Due to the shallow nature of the Broads, prevalence of water plants, strong current in the lower stretches and high levels of boating traffic the Broads Authority does not recommend diving recreationally on the Broads.
Those who do choose to dive are advised to consider the substantial risks and put in place measures to mitigate them.
These risks include:
- Cold water shock which can cause involuntary gasp reflex and cold incapacitation even in summer. Staying in cold water for prolonged periods can cause your muscles to lose power and make swimming and getting out of the water difficult, both of which can lead to drowning.
- Hypothermia can be caused by getting too cold and not warming up fully after exiting the water. Consider wearing a wet suit or dry suit, always enter the water gradually, know where you can get out, don't stay in too long and remember to try and get warm quickly.
- Strong tidal currents in the Broads rivers can cause fatigue and make exiting the water very difficult. Anyone considering diving should only do so if they know their capabilities, check the tides and plan exit points carefully.
- Aquatic plants are abundant throughout the Broads, and they are an important part of the river system. Aquatic plants are a high risk to divers and can cause entanglement. We strongly advise that those choosing to dive do so in areas with a low density of water plants, however, if you find yourself entangled it is important not to panic and to swim downstream using your arms only.
- Deep mud can cause difficulties and divers should always avoid shallow water.
- The presence of hidden obstructions under the water can cause serious injury. This includes underwater ropes and entangling hazards, such as discarded fishing lines and in some areas sharps (discarded needles). Care should be taken when entering the water. There are also several inlets and outlet pipes around the Broads system. We advise you check your route for these before setting off.
- Much of the Broads has reeded edges or muddy banks which can have hidden piling and no access to roads or other infrastructure which can make accessing these areas, particularly in an emergency very difficult.
- Blue Green Algae can be present in the water when conditions are right. Whilst some blue green algae may not harmful, it is not advisable to enter the water where any blue-green algae is present.
- Leptospirosis, also called Weil's disease, is an infection you can get from animals. You can get leptospirosis from freshwater that contains infected urine which gets in your mouth, eyes or a cut, although rare in the UK you should let your doctor know if you have been in open water if you have any of the symptoms.
- Visibility in the water is something divers must also be aware of. Visibility can be poor, particularly in the lower reaches of the broads system and may change quickly in certain river flow conditions.
- The Broads is very busy with boats all year round, but especially through the summer season. If you are below the water’s surface your presence/visibility will be unknown to other waterway users, even with a ‘diver down’ buoy or flag, which not all boat users will understand. It is advised that anyone who dives has someone on the surface, either on a safety vessel or on an adjacent bank to warn other boat users of the divers’ presence. Divers should avoid the water-ski areas.

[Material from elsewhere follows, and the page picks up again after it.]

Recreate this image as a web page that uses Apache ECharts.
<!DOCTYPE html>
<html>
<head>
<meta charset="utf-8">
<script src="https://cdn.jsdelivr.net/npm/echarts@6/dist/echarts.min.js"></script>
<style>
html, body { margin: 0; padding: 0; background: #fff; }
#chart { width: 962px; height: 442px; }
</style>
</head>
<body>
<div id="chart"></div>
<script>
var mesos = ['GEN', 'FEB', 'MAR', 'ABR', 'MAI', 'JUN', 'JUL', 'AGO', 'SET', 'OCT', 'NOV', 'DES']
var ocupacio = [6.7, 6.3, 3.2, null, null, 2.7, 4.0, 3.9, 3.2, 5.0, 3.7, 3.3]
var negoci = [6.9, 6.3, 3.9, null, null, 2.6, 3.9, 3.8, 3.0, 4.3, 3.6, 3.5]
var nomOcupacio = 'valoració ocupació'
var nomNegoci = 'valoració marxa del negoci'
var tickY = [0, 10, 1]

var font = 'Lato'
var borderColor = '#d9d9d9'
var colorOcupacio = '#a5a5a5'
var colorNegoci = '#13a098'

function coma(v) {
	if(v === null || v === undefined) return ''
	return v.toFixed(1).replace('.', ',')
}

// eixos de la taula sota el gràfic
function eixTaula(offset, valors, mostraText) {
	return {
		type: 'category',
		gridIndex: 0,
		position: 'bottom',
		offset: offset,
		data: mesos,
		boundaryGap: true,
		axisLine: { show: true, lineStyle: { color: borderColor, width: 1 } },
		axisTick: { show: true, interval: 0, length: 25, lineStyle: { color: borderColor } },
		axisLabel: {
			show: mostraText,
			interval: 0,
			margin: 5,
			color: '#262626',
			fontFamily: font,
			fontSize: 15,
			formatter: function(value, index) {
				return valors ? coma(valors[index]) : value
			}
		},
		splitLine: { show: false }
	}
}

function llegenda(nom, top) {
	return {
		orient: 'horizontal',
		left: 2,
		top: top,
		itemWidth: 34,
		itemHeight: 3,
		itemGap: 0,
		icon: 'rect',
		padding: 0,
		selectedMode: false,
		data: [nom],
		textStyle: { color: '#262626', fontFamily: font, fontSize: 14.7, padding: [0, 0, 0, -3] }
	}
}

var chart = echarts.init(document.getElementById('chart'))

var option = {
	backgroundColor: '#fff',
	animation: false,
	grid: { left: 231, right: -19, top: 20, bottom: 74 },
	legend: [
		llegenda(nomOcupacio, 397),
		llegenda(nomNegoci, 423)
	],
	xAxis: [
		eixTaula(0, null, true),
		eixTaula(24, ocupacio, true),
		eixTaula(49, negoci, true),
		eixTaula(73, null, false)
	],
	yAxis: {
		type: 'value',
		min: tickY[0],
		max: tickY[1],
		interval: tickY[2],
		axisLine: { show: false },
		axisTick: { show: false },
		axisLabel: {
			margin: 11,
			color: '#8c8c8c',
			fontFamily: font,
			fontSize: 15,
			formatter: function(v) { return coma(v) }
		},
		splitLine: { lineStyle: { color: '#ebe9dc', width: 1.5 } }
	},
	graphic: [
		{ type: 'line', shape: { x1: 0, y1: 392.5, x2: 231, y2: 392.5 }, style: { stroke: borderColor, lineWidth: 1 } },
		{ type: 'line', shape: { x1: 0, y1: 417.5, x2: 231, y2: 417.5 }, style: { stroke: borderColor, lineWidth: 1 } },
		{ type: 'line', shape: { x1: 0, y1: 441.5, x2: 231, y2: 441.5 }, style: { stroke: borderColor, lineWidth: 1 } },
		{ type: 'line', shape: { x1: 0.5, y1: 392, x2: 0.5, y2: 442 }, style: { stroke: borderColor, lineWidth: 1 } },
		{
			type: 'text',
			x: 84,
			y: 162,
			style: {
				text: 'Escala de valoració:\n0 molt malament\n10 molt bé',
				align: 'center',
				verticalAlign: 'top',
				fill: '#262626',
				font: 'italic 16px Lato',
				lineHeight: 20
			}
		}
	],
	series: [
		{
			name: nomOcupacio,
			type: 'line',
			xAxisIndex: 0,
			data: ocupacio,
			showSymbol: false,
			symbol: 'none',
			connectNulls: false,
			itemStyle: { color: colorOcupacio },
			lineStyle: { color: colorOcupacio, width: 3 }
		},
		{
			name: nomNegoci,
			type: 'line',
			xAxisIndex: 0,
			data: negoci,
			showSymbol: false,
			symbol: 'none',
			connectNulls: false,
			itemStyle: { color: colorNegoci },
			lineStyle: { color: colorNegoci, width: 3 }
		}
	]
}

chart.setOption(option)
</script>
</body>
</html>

- Divers may be tempted to enter the river using the safety ladders located on Broads Authority moorings. This is a very dangerous place to enter the water as vessels will be constantly manoeuvring to either come alongside or move out into the river.
- Make sure you plan ahead.
- Let someone know where you are going and what time you plan to return.
- Ensure you have safe access and egress points planned as well as planning for emergency egress points if you encounter issues during the dive.
- If diving in a group, ensure that all divers have left the water at the end of the session.
If there is an accident or near miss, this needs to be reported to the Broads Control office 01603 756056 or email@example.com and BSAC who collate incidents nationally.
Additional information and safety advice can be found:
- On the British Sub-Aqua Club website
- On the RNLI website
- And the HSE has produced an Approved Code of Practice and guidance for Recreation Diving Projects
It is advised that anyone participating in recreational diving undertakes appropriate training courses and ideally gains a nationally recognised training qualification issued by one of the recognised training agencies, for example BSAC, PADI, SAA.
Diving as part of an organised event (including litter picks)
All events being planned on the Broads need permission from the Authority. As part of issuing permission, the Authority can set conditions to help ensure the safety of participants and other river users. This usually involves event organisers producing a risk assessment to cover the key risks involved with the activity. Under byelaw 86 of the Navigation Byelaws 1995, it is an offence not to notify the Authority of any such event.
For further details see our webpage on organising events in the Broads.
Commercial diving or diving as part of works requiring a works licence
Undertaking diving related to a work activity,
If commercial diving operations take place on the broads, then the Diving at Work Regulations 1997 will apply, and you will have duties under the Regulations.